Segundo a porta-voz da Desierto Vestido, ONG que, historicamente, tem tentado buscar essa solução local, a ideia do projeto não é pressionar um setor específico. É clamar por forças conjuntas a partir de um envolvimento público-privado por meio de um manifesto artístico. “Estamos aqui todos os dias do ano, nessa luta difícil. E, dia após dia, vemos o problema se agravar. Precisávamos promover algo grandioso pra chamar a atenção de todos os agentes do problema para discutirmos uma solução. O Atacama não pode mais esperar”, ressalta Ángela Astudillo, co-fundadora da Desierto Vestido, organização sem fins lucrativos dedicada à reciclagem de têxteis.
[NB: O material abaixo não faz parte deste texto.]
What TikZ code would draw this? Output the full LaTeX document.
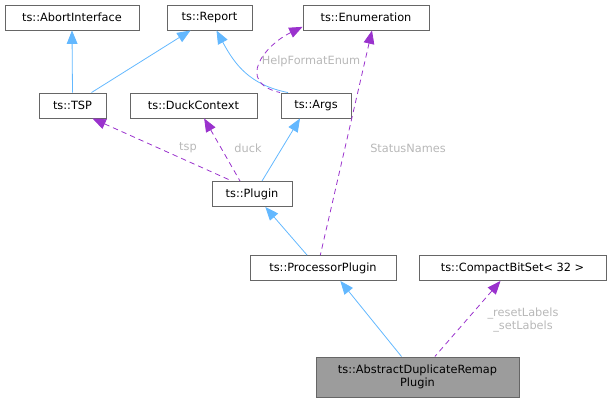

“Ao mesmo tempo que podemos ver uma foto no espaço, o cemitério de roupas é uma problemática ainda muito silenciosa. São lotes de peças de baixa qualidade ou danificadas, herdadas do mercado ‘fast fashion’ dos Estados Unidos, da Europa e da Ásia. A maioria das peças leva até 200 anos para se desintegrar. A emergência é climática, também”, completa Astudillo.
O desfile estará disponível no site oficial do evento (https://www.atacamafashionweek.com/), com comentários de influenciadores de moda, comportamento e sustentabilidade. Esse mesmo ambiente hospedará dados importantes e atualizados sobre a causa, bem como caminhos para a população em geral colaborar. Os conteúdos trarão códigos do mundo fashion como forma de chamar a atenção de diversos setores da sociedade. A campanha marcará presença na América do Sul, EUA e Europa.
“Decidimos trazer algo que o mundo da moda se orgulha – um belo desfile – para um lugar que é uma vergonha para a moda e a humanidade como um todo: um lixão de roupas em meio a um tesouro do nosso planeta. Transformar o Atacama em um salão de tendências para a economia circular é olhar para o consumo do futuro. Em meio a modelos, passarelas e flashes, há um discurso potente de emergência ambiental e de saúde pública. Destruir o planeta precisa sair de moda”, comentam os CCOs Rodrigo Almeida, Rafael Gil e Marcello Noronha, da Artplan.
Para evitar o aumento de 1,5ºC e o agravamento da crise climática, o setor da moda terá que reduzir suas emissões pela metade até 2030, de acordo com informações publicadas no site do instituto Febre, organização voltada à justiça climática para as mulheres da moda e apoiadora do projeto. A iniciativa também traz holofote a um problema recorrente no Deserto do Atacama: queimas clandestinas são realizadas nos montantes de roupas, que eventualmente também são enterradas no local.
“É crucial uma mudança sistêmica na indústria da moda, e como cidadãos, todos temos um papel a desempenhar. Das marcas, queremos a responsabilização e compromissos robustos. Dos governos, a missão é reivindicar políticas públicas e fiscalizações. Com a sociedade civil, o nosso papel é disseminar informações e impulsionar ações de mobilização”, destaca Fernanda Simon, diretora executiva do Fashion Revolution Brasil – organização brasileira do maior movimento ativista da moda no mundo.
“Mesmo com todos os seus impactos, o setor da moda não é incluído com sua devida responsabilidade na agenda política quando se trata de abordar a crise climática”, completa Eloisa Artuso, confundadora do Instituto Febre, organização social que trabalha com justiça socioambiental na intersecção entre clima, gênero e moda.
“Foi uma oportunidade incrível para a Sugar colaborar em um projeto tão relevante, especial e transformador como este, que transpassa o universo da moda e usa o audiovisual como palco para conscientização global do descarte inadequado de roupas. É um presente quando conseguimos projetos onde apostamos nosso talento, criatividade e ainda transmitimos uma mensagem poderosa”, compartilha Igor Selingarde, diretor e produtor executivo da Sugarcane Filmes.